7 nov 2021

El descubrimiento de la lectura

«Después de haber relatado aquí unos recuerdos más o menos inconexos, quisiera consignar el milagro trivial, del que uno no se da cuenta hasta después de que ha pasado: el descubrimiento de la lectura. El día en que los veintiséis signos del alfabeto dejan de ser trazos incomprensibles, ni siquiera bonitos, en fila sobre un fondo blanco, arbitrariamente agrupados y cada uno de los cuales constituye, en lo sucesivo, una puerta de entrada, a otros siglos, a otros países, a multitud de seres más numerosos de los que veremos en toda nuestra vida, a veces a una idea que cambiará las nuestras, a una noción que nos hará un poco mejores o, al menos, un poco menos ignorantes que ayer.
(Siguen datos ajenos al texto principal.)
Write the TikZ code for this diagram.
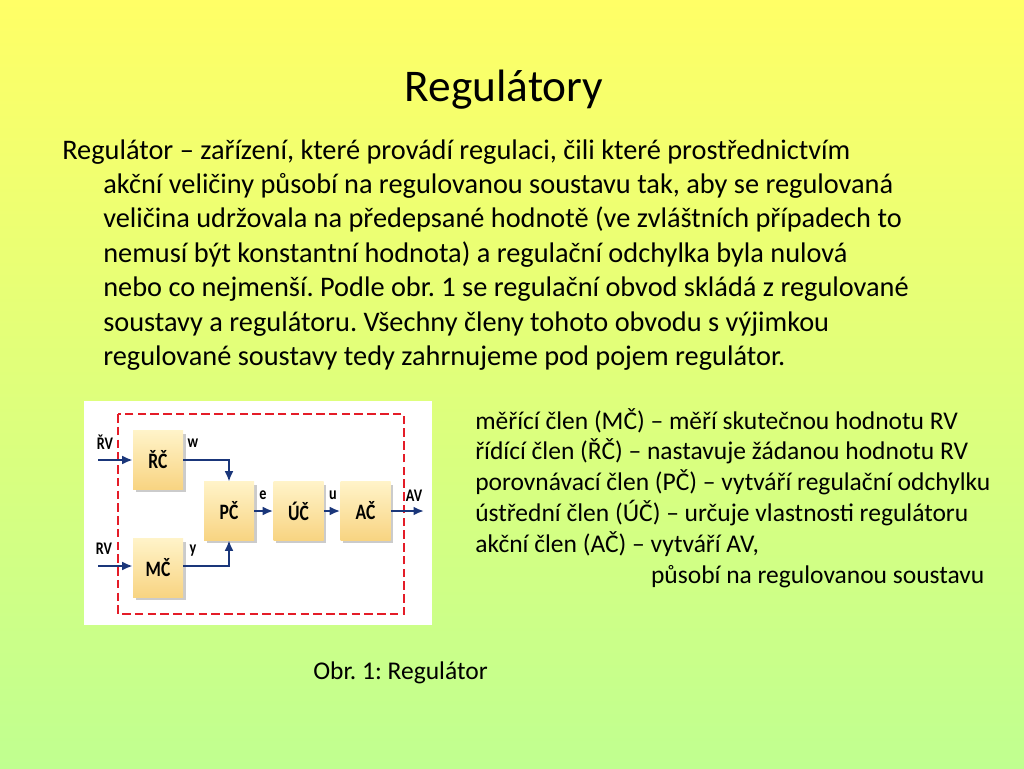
\documentclass[tikz,border=0pt]{standalone}
\usepackage{fontspec}
\usepackage{graphicx}
\setmainfont{Carlito}
\usetikzlibrary{positioning,arrows.meta,shadows}
\definecolor{bgtop}{RGB}{255,255,102}
\definecolor{bgbot}{RGB}{192,255,144}
\definecolor{blokA}{RGB}{255,243,200}
\definecolor{blokB}{RGB}{248,212,130}
\definecolor{navy}{RGB}{26,54,122}
\definecolor{cervena}{RGB}{228,28,40}
\newcommand{\uzke}[1]{\scalebox{0.8}[1]{#1}}
\tikzset{
  >={Latex[length=2.6mm,width=2.2mm]},
  blok/.style ={minimum width=12.4mm, minimum height=14.4mm, inner sep=0pt,
                top color=blokA, bottom color=blokB,
                drop shadow={shadow xshift=0.7mm, shadow yshift=-0.7mm, fill=black!40, opacity=.5},
                font=\fontsize{15.5}{17}\selectfont\bfseries},
  sip/.style  ={navy, line width=1.8pt, ->},
  znacka/.style={font=\fontsize{12.5}{14}\selectfont\bfseries},
  radky/.style ={anchor=base west, inner sep=0pt},
  ramec/.style={cervena, line width=1.1pt, dash pattern=on 6pt off 3pt},
}
\frenchspacing

\begin{document}
\begin{tikzpicture}[x=0.248mm, y=-0.248mm]
  % background
  \shade[top color=bgtop, bottom color=bgbot] (0,0) rectangle (1024,768);
  \useasboundingbox (0,0) rectangle (1024,768);

  % title and text
  \node[anchor=base, inner sep=0pt, font=\fontsize{32}{38}\selectfont] (titul) at (504,101) {Regulátory};
  \node[radky, font=\fontsize{20}{24.3}\selectfont] (prvni) at (62,159)
    {Regulátor – zařízení, které provádí regulaci, čili které prostřednictvím};
  \node[radky, font=\fontsize{20}{24.3}\selectfont] (odst) at (103,193.5)
    {\vtop{\hbox{akční veličiny působí na regulovanou soustavu tak, aby se regulovaná}
     \hbox{veličina udržovala na předepsané hodnotě (ve zvláštních případech to}
     \hbox{nemusí být konstantní hodnota) a regulační odchylka byla nulová}
     \hbox{nebo co nejmenší. Podle obr. 1 se regulační obvod skládá z regulované}
     \hbox{soustavy a regulátoru. Všechny členy tohoto obvodu s výjimkou}
     \hbox{regulované soustavy tedy zahrnujeme pod pojem regulátor.}}};

  % legend on the right
  \node[radky, font=\fontsize{18}{21.8}\selectfont] (popis) at (475,429)
    {\vtop{\hbox{měřící člen (MČ) – měří skutečnou hodnotu RV}
     \hbox{řídící člen (ŘČ) – nastavuje žádanou hodnotu RV}
     \hbox{porovnávací člen (PČ) – vytváří regulační odchylku}
     \hbox{ústřední člen (ÚČ) – určuje vlastnosti regulátoru}
     \hbox{akční člen (AČ) – vytváří AV,}
     \hbox{\hspace*{43.6mm}působí na regulovanou soustavu}}};

  % the figure
  \fill[white] (84,401) rectangle (432,625);
  \draw[ramec] (118,414) rectangle (404,614);

  \node[blok] (RC) at (158,460) {\uzke{ŘČ}};
  \node[blok] (MC) at (158,568) {\uzke{MČ}};
  \node[blok] (PC) at (229,511) {\uzke{PČ}};
  \node[blok] (UC) at (298.5,511) {\uzke{ÚČ}};
  \node[blok] (AC) at (365.5,511) {\uzke{AČ}};

  \coordinate (vstR) at (98,460);
  \coordinate (vstM) at (98,566);
  \coordinate (vyst) at (424,511);

  \draw[sip] (vstR) -- (RC.west);
  \draw[sip] (vstM) -- (MC.west |- vstM);
  \draw[sip] (RC.east) -| (PC.north);
  \draw[sip] (MC.east |- vstM) -| (PC.south);
  \draw[sip] (PC) -- (UC);
  \draw[sip] (UC) -- (AC);
  \draw[sip] (AC.east) -- (vyst);

  \node[znacka] (lRV1) at (105,442) {\uzke{ŘV}};
  \node[znacka] (lRV2) at (104,549) {\uzke{RV}};
  \node[znacka] (lw) at (193,443) {\uzke{w}};
  \node[znacka] (ly) at (193,551) {\uzke{y}};
  \node[znacka] (le) at (263,495) {\uzke{e}};
  \node[znacka] (lu) at (333,495) {\uzke{u}};
  \node[znacka] (lAV) at (414,496) {\uzke{AV}};

  \node[anchor=base, inner sep=0pt, font=\fontsize{18}{21.8}\selectfont] (obr) at (400.5,679) {Obr. 1: Regulátor};
\end{tikzpicture}
\end{document}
Yo nunca tuve libros para niños. Los tomos rosas y dorados de la condesa de Segur me parecían llenos de tonterías e incluso de bajeza: historias contadas por un adulto que calumniaba e idiotizaba a los niños. Jules Verne me aburría; quizá sólo gustara a los chicos. Blancanieves, La pequeña cerillera, La bella durmiente del bosque, me encantaban, pero me los sabía de memoria antes de que aprendiese a leer. Siempre los asociaba con una voz firme de hombre, o una voz grave y dulce de mujer joven. Pronto conocí, gracias a mi padre, numerosos “clásicos”. Yo iba a tomar contacto con la literatura francesa y parte al menos de la inglesa entre los siete y los dieciocho años. Aprendería también el suficiente latín y griego para remontarme aún más allá. Los escépticos dirán que las lecturas precoces son inútiles, puesto que el niño lee sin comprender, al menos durante sus primeros años. Yo doy testimonio de lo contrario, de que el niño comprende ciertas cosas, sabe vagamente que comprenderá otras más adelante y que las enseñanzas recibidas de esa manera son indelebles». 
 
 
(YOURCENAR, Marguerite. El laberinto del mundo. Madrid: Alfaguara, 2012, p. 702-703).